Tuesday, May 19, 2009

Idea: Dream Sequences that actually accomplish something

So, the dream sequence has a bad rep for its role in erasing plot or showering the player/viewer with BS. (... Must... purge... mental... image...). However, I just thought of a way that dream sequences could do something useful in the course of a game: go along with the possibly-true idea that dreams are how we sort out lots of information from the day before, and make connections. The point of this isn't to be psychologically trendy or anything; what I had in mind was, in games centered around confusing reasoning, making the really hard problems tangible. That way, players can feel involved in the problem-solving without having to wrestle with a parser. So, for example, suppose, I don't know...

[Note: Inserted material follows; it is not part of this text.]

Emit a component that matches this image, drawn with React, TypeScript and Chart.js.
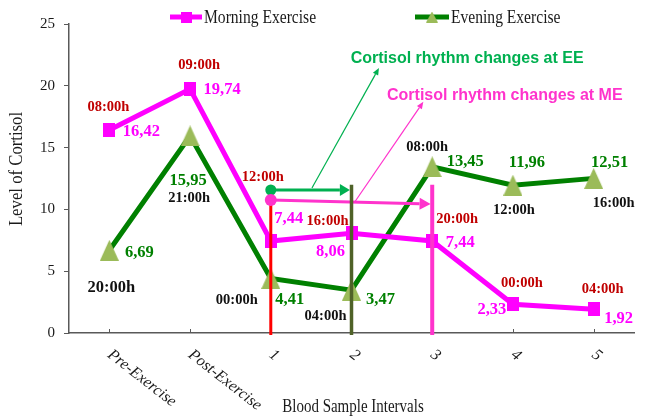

While investigating an ancient civilization, the main character found an inscription that doesn't translate meaningfully. Suppose further that not much is known about this civilization, because I came up with a puzzle that only makes sense if there isn't a ton of prior knowledge. So, if the main character dreams, the player can be given, in some kind of tangible form, the knowledge that they do have: the sky was believed to be a dome, and the characters they used were made in a very formal, almost mechanistic fashion that makes it difficult to tell whether a given character is, in fact, upside-down. It might be weird of me to consider it obvious just from that, but that should be all that's needed. For realism and length, there would presumably be some red herrings.

Sadly, I'm not sure how this would be shown (point-and-click adventure game?), but the basic idea seems sound and interesting enough that I figured I'd throw it out there.